Supplied material:
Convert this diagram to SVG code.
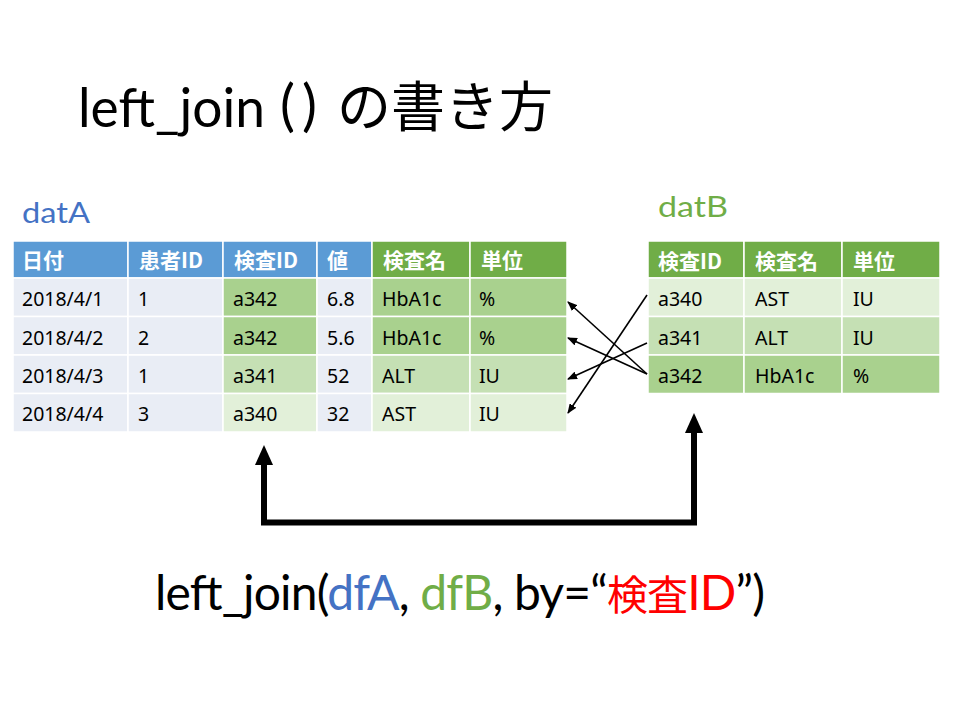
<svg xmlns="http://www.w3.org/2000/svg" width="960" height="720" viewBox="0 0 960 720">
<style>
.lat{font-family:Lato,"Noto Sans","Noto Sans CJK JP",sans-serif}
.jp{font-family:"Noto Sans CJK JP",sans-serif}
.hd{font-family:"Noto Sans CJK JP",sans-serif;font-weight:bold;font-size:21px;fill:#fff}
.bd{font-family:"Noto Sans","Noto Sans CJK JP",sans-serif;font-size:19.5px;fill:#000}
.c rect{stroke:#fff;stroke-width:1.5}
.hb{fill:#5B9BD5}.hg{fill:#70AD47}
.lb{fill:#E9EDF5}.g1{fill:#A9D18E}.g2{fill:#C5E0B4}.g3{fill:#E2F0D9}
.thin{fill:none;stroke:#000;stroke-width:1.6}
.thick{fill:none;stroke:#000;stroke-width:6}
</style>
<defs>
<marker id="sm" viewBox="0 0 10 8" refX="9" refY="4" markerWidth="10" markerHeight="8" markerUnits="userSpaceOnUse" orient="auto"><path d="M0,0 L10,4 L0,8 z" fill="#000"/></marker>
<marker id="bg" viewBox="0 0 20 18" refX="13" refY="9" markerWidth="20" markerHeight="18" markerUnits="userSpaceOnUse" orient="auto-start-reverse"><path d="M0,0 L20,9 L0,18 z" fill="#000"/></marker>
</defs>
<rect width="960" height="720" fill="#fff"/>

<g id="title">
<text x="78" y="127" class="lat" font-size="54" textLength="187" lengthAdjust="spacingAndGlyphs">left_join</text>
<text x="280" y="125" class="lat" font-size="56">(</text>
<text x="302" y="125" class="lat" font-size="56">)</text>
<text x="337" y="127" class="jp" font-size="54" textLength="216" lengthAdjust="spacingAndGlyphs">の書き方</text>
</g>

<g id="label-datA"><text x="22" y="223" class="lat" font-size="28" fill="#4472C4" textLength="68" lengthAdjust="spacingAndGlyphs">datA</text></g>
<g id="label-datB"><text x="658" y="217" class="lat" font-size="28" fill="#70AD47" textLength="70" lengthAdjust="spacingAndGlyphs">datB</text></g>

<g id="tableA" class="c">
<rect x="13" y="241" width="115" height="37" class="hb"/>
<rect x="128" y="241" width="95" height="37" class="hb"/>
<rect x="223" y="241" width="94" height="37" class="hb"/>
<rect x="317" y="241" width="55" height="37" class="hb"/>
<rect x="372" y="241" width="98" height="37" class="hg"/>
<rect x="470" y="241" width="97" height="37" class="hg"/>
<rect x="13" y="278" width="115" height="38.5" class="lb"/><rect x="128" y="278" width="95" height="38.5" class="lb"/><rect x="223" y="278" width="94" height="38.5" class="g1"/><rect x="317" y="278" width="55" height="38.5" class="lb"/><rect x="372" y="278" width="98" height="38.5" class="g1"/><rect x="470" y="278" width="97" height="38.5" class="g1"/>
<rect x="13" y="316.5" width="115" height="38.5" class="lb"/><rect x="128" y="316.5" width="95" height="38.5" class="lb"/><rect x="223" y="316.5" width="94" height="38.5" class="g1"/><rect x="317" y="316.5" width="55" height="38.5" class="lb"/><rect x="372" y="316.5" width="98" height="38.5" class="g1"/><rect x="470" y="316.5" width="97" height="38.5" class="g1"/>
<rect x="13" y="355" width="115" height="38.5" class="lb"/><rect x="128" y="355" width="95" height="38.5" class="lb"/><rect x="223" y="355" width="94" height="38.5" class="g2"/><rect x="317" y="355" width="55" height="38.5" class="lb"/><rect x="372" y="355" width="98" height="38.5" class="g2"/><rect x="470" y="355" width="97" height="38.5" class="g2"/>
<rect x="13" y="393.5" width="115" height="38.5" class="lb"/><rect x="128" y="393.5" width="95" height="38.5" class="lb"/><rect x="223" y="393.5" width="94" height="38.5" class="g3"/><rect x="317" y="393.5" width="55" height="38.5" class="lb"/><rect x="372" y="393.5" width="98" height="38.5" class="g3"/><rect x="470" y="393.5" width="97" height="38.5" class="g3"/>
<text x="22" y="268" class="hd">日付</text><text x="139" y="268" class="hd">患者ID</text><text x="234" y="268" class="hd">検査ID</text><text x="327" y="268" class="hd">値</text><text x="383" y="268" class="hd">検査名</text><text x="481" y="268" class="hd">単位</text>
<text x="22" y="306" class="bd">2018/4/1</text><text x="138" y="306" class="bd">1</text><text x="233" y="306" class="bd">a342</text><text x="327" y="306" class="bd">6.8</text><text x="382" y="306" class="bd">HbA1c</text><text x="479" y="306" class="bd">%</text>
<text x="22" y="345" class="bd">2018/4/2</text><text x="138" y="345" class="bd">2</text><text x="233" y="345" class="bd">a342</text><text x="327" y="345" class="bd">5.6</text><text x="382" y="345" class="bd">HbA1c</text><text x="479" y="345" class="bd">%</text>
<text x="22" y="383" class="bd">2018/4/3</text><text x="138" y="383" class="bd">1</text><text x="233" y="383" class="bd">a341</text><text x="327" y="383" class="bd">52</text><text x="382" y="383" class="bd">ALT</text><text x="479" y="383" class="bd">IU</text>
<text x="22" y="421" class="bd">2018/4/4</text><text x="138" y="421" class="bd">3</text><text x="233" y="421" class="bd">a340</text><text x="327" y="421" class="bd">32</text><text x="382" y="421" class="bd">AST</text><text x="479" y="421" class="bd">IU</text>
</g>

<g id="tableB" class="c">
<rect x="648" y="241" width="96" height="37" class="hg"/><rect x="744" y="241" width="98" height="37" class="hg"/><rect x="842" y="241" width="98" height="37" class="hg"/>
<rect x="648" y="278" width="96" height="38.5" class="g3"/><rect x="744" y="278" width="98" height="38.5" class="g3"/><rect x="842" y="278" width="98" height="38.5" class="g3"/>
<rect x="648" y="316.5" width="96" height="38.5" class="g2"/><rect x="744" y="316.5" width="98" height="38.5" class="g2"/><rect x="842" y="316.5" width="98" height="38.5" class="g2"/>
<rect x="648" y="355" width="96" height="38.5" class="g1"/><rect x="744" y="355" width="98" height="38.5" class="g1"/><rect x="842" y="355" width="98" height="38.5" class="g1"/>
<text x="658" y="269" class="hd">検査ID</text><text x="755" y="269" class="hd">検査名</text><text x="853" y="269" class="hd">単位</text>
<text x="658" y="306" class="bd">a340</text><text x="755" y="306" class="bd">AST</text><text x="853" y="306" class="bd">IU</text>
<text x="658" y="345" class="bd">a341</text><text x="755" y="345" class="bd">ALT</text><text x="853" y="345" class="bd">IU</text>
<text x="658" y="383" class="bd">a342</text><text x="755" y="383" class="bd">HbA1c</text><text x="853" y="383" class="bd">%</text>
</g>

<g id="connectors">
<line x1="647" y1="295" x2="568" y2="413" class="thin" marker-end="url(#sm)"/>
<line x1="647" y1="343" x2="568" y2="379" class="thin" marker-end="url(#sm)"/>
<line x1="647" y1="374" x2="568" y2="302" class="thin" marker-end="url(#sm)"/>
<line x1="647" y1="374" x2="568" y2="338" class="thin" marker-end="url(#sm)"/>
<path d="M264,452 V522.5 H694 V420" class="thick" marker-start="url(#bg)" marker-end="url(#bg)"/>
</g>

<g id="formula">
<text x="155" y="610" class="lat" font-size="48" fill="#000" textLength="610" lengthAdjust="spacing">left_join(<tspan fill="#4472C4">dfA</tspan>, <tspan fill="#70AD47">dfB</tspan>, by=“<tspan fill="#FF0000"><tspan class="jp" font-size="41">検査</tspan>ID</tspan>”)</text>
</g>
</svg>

Goal of the exercise: Copy the material above in full and exactly, skipping pictures.

Answer in full:
Convert this diagram to SVG code.
<svg xmlns="http://www.w3.org/2000/svg" width="960" height="720" viewBox="0 0 960 720">
<style>
.lat{font-family:Lato,"Noto Sans","Noto Sans CJK JP",sans-serif}
.jp{font-family:"Noto Sans CJK JP",sans-serif}
.hd{font-family:"Noto Sans CJK JP",sans-serif;font-weight:bold;font-size:21px;fill:#fff}
.bd{font-family:"Noto Sans","Noto Sans CJK JP",sans-serif;font-size:19.5px;fill:#000}
.c rect{stroke:#fff;stroke-width:1.5}
.hb{fill:#5B9BD5}.hg{fill:#70AD47}
.lb{fill:#E9EDF5}.g1{fill:#A9D18E}.g2{fill:#C5E0B4}.g3{fill:#E2F0D9}
.thin{fill:none;stroke:#000;stroke-width:1.6}
.thick{fill:none;stroke:#000;stroke-width:6}
</style>
<defs>
<marker id="sm" viewBox="0 0 10 8" refX="9" refY="4" markerWidth="10" markerHeight="8" markerUnits="userSpaceOnUse" orient="auto"><path d="M0,0 L10,4 L0,8 z" fill="#000"/></marker>
<marker id="bg" viewBox="0 0 20 18" refX="13" refY="9" markerWidth="20" markerHeight="18" markerUnits="userSpaceOnUse" orient="auto-start-reverse"><path d="M0,0 L20,9 L0,18 z" fill="#000"/></marker>
</defs>
<rect width="960" height="720" fill="#fff"/>

<g id="title">
<text x="78" y="127" class="lat" font-size="54" textLength="187" lengthAdjust="spacingAndGlyphs">left_join</text>
<text x="280" y="125" class="lat" font-size="56">(</text>
<text x="302" y="125" class="lat" font-size="56">)</text>
<text x="337" y="127" class="jp" font-size="54" textLength="216" lengthAdjust="spacingAndGlyphs">の書き方</text>
</g>

<g id="label-datA"><text x="22" y="223" class="lat" font-size="28" fill="#4472C4" textLength="68" lengthAdjust="spacingAndGlyphs">datA</text></g>
<g id="label-datB"><text x="658" y="217" class="lat" font-size="28" fill="#70AD47" textLength="70" lengthAdjust="spacingAndGlyphs">datB</text></g>

<g id="tableA" class="c">
<rect x="13" y="241" width="115" height="37" class="hb"/>
<rect x="128" y="241" width="95" height="37" class="hb"/>
<rect x="223" y="241" width="94" height="37" class="hb"/>
<rect x="317" y="241" width="55" height="37" class="hb"/>
<rect x="372" y="241" width="98" height="37" class="hg"/>
<rect x="470" y="241" width="97" height="37" class="hg"/>
<rect x="13" y="278" width="115" height="38.5" class="lb"/><rect x="128" y="278" width="95" height="38.5" class="lb"/><rect x="223" y="278" width="94" height="38.5" class="g1"/><rect x="317" y="278" width="55" height="38.5" class="lb"/><rect x="372" y="278" width="98" height="38.5" class="g1"/><rect x="470" y="278" width="97" height="38.5" class="g1"/>
<rect x="13" y="316.5" width="115" height="38.5" class="lb"/><rect x="128" y="316.5" width="95" height="38.5" class="lb"/><rect x="223" y="316.5" width="94" height="38.5" class="g1"/><rect x="317" y="316.5" width="55" height="38.5" class="lb"/><rect x="372" y="316.5" width="98" height="38.5" class="g1"/><rect x="470" y="316.5" width="97" height="38.5" class="g1"/>
<rect x="13" y="355" width="115" height="38.5" class="lb"/><rect x="128" y="355" width="95" height="38.5" class="lb"/><rect x="223" y="355" width="94" height="38.5" class="g2"/><rect x="317" y="355" width="55" height="38.5" class="lb"/><rect x="372" y="355" width="98" height="38.5" class="g2"/><rect x="470" y="355" width="97" height="38.5" class="g2"/>
<rect x="13" y="393.5" width="115" height="38.5" class="lb"/><rect x="128" y="393.5" width="95" height="38.5" class="lb"/><rect x="223" y="393.5" width="94" height="38.5" class="g3"/><rect x="317" y="393.5" width="55" height="38.5" class="lb"/><rect x="372" y="393.5" width="98" height="38.5" class="g3"/><rect x="470" y="393.5" width="97" height="38.5" class="g3"/>
<text x="22" y="268" class="hd">日付</text><text x="139" y="268" class="hd">患者ID</text><text x="234" y="268" class="hd">検査ID</text><text x="327" y="268" class="hd">値</text><text x="383" y="268" class="hd">検査名</text><text x="481" y="268" class="hd">単位</text>
<text x="22" y="306" class="bd">2018/4/1</text><text x="138" y="306" class="bd">1</text><text x="233" y="306" class="bd">a342</text><text x="327" y="306" class="bd">6.8</text><text x="382" y="306" class="bd">HbA1c</text><text x="479" y="306" class="bd">%</text>
<text x="22" y="345" class="bd">2018/4/2</text><text x="138" y="345" class="bd">2</text><text x="233" y="345" class="bd">a342</text><text x="327" y="345" class="bd">5.6</text><text x="382" y="345" class="bd">HbA1c</text><text x="479" y="345" class="bd">%</text>
<text x="22" y="383" class="bd">2018/4/3</text><text x="138" y="383" class="bd">1</text><text x="233" y="383" class="bd">a341</text><text x="327" y="383" class="bd">52</text><text x="382" y="383" class="bd">ALT</text><text x="479" y="383" class="bd">IU</text>
<text x="22" y="421" class="bd">2018/4/4</text><text x="138" y="421" class="bd">3</text><text x="233" y="421" class="bd">a340</text><text x="327" y="421" class="bd">32</text><text x="382" y="421" class="bd">AST</text><text x="479" y="421" class="bd">IU</text>
</g>

<g id="tableB" class="c">
<rect x="648" y="241" width="96" height="37" class="hg"/><rect x="744" y="241" width="98" height="37" class="hg"/><rect x="842" y="241" width="98" height="37" class="hg"/>
<rect x="648" y="278" width="96" height="38.5" class="g3"/><rect x="744" y="278" width="98" height="38.5" class="g3"/><rect x="842" y="278" width="98" height="38.5" class="g3"/>
<rect x="648" y="316.5" width="96" height="38.5" class="g2"/><rect x="744" y="316.5" width="98" height="38.5" class="g2"/><rect x="842" y="316.5" width="98" height="38.5" class="g2"/>
<rect x="648" y="355" width="96" height="38.5" class="g1"/><rect x="744" y="355" width="98" height="38.5" class="g1"/><rect x="842" y="355" width="98" height="38.5" class="g1"/>
<text x="658" y="269" class="hd">検査ID</text><text x="755" y="269" class="hd">検査名</text><text x="853" y="269" class="hd">単位</text>
<text x="658" y="306" class="bd">a340</text><text x="755" y="306" class="bd">AST</text><text x="853" y="306" class="bd">IU</text>
<text x="658" y="345" class="bd">a341</text><text x="755" y="345" class="bd">ALT</text><text x="853" y="345" class="bd">IU</text>
<text x="658" y="383" class="bd">a342</text><text x="755" y="383" class="bd">HbA1c</text><text x="853" y="383" class="bd">%</text>
</g>

<g id="connectors">
<line x1="647" y1="295" x2="568" y2="413" class="thin" marker-end="url(#sm)"/>
<line x1="647" y1="343" x2="568" y2="379" class="thin" marker-end="url(#sm)"/>
<line x1="647" y1="374" x2="568" y2="302" class="thin" marker-end="url(#sm)"/>
<line x1="647" y1="374" x2="568" y2="338" class="thin" marker-end="url(#sm)"/>
<path d="M264,452 V522.5 H694 V420" class="thick" marker-start="url(#bg)" marker-end="url(#bg)"/>
</g>

<g id="formula">
<text x="155" y="610" class="lat" font-size="48" fill="#000" textLength="610" lengthAdjust="spacing">left_join(<tspan fill="#4472C4">dfA</tspan>, <tspan fill="#70AD47">dfB</tspan>, by=“<tspan fill="#FF0000"><tspan class="jp" font-size="41">検査</tspan>ID</tspan>”)</text>
</g>
</svg>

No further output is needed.